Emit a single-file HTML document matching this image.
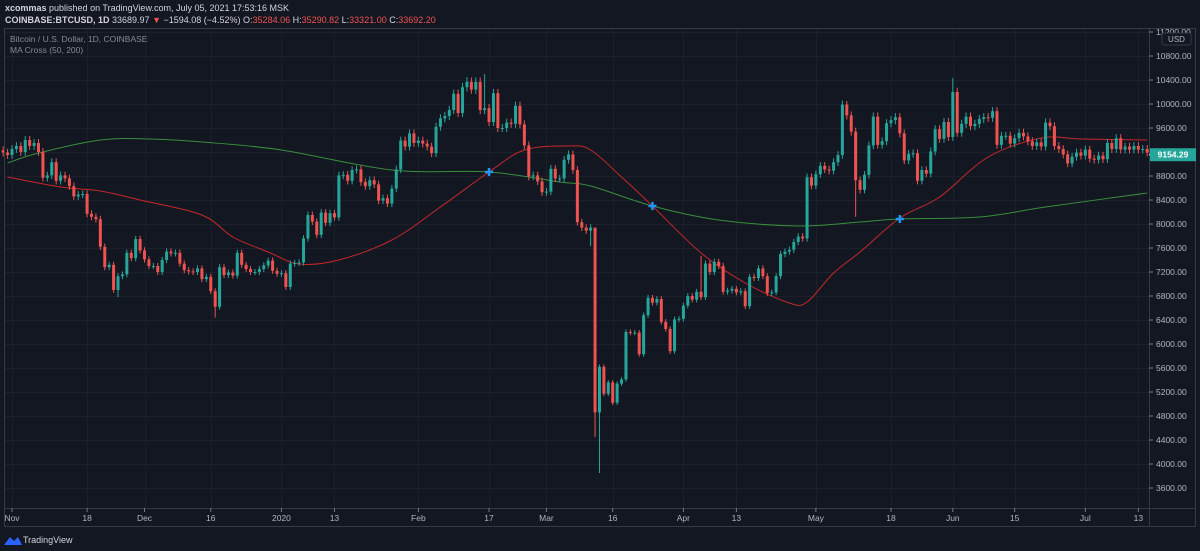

= = =

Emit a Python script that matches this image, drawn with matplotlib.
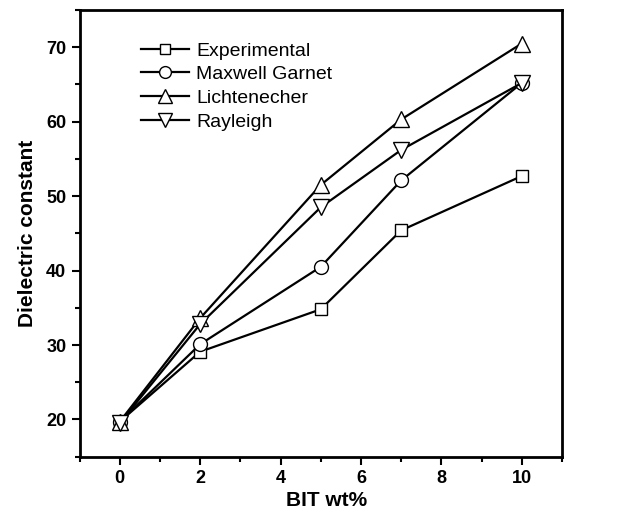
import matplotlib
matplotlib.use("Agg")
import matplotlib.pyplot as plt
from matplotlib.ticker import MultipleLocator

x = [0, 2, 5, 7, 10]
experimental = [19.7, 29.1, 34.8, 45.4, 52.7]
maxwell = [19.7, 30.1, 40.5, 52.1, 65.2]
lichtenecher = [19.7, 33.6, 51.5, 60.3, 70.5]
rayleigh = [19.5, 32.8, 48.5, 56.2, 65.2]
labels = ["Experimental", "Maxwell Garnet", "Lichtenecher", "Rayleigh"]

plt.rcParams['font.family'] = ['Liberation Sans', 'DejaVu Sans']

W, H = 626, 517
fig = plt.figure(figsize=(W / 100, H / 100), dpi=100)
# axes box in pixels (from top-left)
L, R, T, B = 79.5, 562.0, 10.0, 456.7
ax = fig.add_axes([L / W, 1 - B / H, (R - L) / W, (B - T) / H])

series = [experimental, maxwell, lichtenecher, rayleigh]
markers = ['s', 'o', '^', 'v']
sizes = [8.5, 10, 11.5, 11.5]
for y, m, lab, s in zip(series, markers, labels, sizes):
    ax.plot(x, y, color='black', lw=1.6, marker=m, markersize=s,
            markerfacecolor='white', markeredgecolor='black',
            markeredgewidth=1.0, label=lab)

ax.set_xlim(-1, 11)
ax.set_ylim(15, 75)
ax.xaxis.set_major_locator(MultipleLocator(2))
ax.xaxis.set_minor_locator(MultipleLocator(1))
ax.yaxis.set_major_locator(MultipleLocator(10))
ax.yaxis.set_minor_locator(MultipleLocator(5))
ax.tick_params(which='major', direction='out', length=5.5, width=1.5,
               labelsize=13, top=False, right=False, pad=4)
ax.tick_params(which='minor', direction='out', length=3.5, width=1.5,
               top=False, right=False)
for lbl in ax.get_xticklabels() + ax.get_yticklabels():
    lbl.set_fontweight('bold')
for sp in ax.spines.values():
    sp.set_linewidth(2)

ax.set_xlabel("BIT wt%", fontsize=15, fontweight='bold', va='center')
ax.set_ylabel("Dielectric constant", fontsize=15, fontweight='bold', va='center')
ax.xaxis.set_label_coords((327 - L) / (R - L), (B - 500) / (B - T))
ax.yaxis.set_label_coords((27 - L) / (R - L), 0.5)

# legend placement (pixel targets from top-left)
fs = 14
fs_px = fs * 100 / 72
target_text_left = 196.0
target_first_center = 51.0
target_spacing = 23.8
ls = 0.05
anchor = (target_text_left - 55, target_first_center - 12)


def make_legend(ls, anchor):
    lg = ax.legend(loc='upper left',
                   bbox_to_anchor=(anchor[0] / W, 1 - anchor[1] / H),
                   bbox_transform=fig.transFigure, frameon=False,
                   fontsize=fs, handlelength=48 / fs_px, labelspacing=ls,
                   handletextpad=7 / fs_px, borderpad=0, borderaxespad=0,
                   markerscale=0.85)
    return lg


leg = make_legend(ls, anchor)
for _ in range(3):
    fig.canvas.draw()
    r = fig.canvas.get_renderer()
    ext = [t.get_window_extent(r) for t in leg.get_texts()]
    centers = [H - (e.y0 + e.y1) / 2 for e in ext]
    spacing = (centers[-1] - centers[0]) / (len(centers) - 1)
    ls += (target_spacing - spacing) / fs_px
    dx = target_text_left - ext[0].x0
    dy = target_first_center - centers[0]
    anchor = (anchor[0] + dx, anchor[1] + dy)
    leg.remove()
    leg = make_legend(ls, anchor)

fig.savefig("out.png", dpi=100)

= = =

** TO BE DONE **
Copy the listing above exactly, but only from the line with "Emit a Python" through the line with "from matplotlib.ticker import MultipleLocator", including those two lines and excluding any picture.

** FINISHED TASK **
Emit a Python script that matches this image, drawn with matplotlib.
import matplotlib
matplotlib.use("Agg")
import matplotlib.pyplot as plt
from matplotlib.ticker import MultipleLocator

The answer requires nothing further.